Exercise directions — How many lines in the records below hold the string "React"? Answer with the number alone.

(Records with drawing code)

====

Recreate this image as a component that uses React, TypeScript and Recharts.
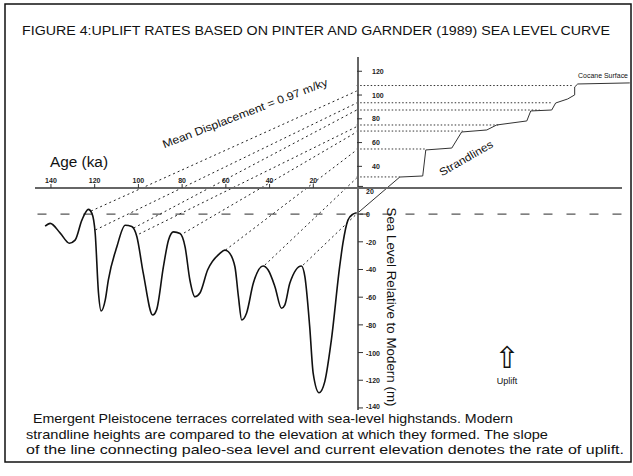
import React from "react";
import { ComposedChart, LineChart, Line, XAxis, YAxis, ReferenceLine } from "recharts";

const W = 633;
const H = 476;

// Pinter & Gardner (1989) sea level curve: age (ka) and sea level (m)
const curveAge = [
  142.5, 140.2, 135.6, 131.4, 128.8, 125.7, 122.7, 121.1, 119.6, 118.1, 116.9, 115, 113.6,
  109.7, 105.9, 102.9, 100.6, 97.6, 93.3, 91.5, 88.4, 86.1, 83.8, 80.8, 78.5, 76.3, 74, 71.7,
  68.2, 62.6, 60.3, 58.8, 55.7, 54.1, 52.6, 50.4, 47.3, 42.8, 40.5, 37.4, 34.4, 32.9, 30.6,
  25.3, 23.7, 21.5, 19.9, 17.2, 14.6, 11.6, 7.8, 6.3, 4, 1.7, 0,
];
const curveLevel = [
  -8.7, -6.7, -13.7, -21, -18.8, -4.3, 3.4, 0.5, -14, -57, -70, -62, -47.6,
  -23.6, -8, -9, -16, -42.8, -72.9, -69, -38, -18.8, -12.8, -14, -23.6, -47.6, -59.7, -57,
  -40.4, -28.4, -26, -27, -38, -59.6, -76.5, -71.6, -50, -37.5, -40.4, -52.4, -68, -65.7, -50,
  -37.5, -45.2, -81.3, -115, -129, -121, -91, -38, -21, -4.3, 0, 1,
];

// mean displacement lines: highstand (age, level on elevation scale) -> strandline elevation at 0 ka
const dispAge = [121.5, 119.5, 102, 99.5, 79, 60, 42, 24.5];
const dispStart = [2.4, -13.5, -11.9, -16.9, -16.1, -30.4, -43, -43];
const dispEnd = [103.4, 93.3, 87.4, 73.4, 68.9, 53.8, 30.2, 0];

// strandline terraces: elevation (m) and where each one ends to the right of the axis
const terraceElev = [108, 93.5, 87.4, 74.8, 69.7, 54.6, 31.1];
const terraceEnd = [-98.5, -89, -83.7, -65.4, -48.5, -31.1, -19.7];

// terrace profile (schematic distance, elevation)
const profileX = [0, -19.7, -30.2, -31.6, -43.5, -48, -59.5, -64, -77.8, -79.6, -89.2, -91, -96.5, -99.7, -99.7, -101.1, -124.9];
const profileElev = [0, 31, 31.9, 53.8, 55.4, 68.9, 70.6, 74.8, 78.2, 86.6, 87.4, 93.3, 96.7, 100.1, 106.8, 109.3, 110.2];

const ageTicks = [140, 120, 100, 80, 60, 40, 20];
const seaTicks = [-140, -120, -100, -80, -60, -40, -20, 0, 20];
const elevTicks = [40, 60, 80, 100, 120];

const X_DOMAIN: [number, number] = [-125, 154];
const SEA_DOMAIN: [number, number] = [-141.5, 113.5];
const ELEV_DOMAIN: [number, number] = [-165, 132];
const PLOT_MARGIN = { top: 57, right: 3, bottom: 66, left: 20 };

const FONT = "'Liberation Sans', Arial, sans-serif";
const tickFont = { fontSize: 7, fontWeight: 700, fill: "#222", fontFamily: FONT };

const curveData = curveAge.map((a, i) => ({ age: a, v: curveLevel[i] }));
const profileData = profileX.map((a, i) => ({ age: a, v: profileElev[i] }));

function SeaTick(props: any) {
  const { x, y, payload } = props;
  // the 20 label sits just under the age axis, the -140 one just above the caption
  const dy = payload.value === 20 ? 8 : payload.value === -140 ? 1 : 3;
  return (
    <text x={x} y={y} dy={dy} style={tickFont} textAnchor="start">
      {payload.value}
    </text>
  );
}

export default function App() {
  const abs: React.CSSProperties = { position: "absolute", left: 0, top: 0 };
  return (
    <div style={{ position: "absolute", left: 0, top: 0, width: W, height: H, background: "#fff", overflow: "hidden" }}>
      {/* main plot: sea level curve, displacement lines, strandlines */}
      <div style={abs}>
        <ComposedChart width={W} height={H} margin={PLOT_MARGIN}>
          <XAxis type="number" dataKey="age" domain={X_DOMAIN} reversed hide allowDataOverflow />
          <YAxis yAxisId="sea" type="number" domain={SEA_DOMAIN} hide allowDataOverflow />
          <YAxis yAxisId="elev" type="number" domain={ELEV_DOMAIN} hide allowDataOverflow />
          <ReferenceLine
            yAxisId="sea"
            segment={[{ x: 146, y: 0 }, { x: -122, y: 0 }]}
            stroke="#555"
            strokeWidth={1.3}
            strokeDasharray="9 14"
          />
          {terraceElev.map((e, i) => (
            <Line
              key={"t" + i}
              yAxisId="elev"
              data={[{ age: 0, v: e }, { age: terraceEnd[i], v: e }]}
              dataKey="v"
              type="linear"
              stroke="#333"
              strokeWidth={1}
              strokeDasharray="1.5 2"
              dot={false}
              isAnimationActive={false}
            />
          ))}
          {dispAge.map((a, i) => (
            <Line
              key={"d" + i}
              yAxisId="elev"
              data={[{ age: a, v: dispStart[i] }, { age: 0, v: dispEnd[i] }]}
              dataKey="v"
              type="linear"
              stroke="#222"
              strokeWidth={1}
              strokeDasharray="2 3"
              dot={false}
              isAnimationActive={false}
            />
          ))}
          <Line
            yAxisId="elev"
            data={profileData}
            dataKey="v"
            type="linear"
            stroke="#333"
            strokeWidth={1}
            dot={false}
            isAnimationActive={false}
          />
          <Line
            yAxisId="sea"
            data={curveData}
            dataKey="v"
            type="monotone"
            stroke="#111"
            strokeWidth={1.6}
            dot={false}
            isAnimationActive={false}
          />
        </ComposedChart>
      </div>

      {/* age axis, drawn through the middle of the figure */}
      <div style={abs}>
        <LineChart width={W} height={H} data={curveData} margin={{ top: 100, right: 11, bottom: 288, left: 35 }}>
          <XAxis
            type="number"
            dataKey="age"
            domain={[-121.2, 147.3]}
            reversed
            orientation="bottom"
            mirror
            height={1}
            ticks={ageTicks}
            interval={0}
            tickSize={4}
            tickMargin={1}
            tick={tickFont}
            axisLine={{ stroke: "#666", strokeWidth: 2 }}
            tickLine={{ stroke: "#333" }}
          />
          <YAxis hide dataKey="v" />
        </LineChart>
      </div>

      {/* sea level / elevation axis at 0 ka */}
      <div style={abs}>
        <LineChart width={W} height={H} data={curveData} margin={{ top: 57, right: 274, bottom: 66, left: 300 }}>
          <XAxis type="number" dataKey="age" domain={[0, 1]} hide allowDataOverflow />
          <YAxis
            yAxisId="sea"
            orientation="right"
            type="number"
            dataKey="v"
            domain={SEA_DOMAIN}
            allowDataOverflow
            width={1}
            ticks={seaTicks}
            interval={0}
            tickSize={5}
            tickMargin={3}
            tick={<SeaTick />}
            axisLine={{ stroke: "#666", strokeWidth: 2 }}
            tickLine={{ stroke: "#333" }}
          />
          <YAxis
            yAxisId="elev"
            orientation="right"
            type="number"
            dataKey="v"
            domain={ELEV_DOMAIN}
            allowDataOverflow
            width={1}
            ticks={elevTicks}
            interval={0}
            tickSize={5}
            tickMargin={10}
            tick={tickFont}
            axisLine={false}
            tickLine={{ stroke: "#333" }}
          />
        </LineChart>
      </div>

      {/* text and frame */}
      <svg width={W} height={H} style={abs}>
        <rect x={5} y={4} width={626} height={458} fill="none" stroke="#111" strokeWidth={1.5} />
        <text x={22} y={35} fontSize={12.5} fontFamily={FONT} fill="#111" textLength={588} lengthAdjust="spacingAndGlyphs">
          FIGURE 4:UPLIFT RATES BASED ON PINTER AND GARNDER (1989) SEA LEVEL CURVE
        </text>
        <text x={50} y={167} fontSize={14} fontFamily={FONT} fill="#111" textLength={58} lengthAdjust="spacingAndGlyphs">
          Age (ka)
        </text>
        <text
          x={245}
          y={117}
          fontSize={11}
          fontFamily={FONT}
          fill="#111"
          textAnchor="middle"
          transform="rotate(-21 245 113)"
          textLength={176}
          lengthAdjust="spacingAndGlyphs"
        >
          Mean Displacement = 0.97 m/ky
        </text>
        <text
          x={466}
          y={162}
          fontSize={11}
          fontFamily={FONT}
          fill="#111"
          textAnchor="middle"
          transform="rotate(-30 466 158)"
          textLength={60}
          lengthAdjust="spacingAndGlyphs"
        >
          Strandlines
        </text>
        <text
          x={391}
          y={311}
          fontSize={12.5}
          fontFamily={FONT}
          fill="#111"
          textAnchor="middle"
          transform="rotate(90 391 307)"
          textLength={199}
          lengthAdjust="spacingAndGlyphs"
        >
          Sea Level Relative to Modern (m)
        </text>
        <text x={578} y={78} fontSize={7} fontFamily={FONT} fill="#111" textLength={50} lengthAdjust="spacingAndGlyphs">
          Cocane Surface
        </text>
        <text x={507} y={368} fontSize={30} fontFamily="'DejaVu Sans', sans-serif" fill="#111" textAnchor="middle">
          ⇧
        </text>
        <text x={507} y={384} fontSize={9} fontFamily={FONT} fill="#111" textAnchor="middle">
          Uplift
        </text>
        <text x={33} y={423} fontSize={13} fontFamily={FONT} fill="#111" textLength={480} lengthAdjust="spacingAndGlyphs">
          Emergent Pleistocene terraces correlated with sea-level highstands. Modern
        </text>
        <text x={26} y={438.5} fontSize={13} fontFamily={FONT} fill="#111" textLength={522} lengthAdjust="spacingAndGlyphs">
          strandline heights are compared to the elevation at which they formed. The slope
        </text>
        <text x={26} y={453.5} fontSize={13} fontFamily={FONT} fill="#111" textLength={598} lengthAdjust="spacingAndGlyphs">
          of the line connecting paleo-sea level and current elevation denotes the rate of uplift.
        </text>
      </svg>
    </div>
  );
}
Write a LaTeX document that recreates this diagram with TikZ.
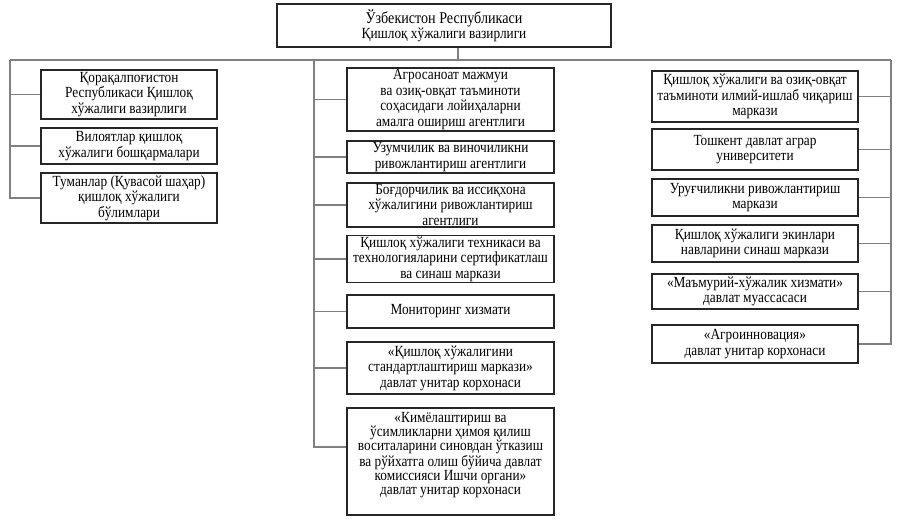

====

Final result — 3